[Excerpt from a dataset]

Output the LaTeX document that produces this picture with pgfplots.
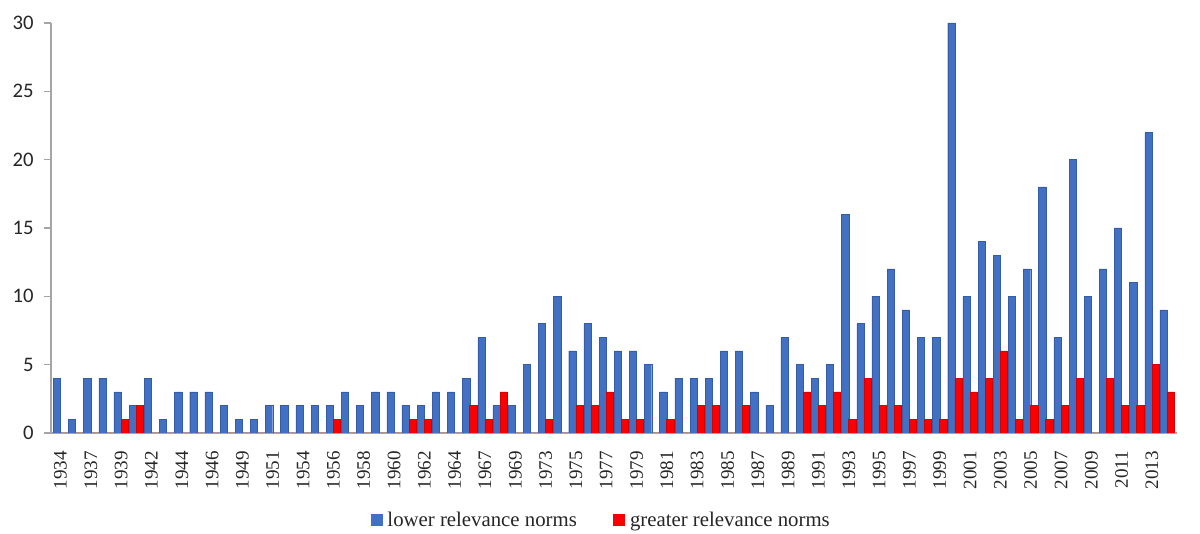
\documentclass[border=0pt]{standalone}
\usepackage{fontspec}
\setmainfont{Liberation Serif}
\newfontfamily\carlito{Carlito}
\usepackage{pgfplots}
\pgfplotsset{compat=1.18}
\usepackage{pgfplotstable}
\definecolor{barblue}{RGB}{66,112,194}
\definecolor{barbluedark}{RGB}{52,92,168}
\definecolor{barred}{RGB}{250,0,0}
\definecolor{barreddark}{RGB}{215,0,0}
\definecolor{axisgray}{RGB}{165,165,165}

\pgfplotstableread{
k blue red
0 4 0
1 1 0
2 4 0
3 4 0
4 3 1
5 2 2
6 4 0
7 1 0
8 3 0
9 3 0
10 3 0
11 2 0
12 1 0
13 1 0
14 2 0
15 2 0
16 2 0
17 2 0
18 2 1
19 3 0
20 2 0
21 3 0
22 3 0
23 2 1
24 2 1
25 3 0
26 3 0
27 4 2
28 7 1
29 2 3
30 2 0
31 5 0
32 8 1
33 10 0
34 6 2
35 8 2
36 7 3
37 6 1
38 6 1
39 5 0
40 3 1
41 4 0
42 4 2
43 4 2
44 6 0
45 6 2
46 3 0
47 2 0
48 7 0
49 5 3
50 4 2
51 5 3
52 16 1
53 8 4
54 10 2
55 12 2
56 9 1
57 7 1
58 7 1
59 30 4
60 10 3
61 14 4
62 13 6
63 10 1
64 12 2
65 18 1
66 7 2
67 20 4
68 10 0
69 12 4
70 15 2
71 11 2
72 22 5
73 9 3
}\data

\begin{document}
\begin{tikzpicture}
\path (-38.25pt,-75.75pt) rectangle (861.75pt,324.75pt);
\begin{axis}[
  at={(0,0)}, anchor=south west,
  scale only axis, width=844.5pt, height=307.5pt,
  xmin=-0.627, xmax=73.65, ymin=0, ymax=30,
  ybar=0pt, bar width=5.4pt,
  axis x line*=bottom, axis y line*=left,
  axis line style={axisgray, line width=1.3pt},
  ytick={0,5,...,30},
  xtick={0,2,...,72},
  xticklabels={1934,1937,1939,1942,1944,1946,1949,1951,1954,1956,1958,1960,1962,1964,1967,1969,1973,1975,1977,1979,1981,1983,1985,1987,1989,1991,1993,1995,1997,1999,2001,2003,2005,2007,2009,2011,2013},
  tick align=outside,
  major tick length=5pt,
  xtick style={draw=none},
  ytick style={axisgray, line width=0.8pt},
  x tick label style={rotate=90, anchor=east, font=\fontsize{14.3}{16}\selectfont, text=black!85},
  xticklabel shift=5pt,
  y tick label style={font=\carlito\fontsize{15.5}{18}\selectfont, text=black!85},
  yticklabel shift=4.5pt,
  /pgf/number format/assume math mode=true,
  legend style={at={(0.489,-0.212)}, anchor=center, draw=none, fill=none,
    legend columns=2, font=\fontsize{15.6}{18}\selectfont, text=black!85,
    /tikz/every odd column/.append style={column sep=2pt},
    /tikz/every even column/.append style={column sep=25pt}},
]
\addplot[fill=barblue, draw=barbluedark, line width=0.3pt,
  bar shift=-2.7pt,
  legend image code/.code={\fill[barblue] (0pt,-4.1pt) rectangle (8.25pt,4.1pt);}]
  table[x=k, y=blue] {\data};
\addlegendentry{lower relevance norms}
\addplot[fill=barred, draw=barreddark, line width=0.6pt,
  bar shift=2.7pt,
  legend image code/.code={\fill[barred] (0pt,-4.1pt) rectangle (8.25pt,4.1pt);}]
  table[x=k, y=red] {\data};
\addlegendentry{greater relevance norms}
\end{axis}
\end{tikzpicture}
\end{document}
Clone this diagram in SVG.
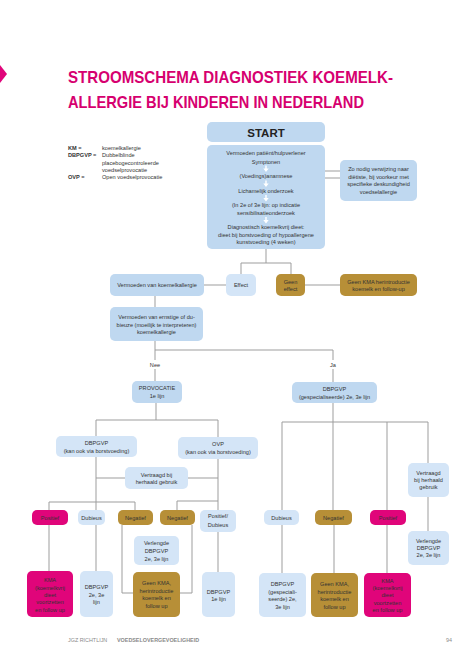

REQUIRED TASK:
Extract every line containing the string "this" from the data above.

WRITTEN ANSWER:
Output the LaTeX document that produces this picture with pgfplots.
Clone this diagram in SVG.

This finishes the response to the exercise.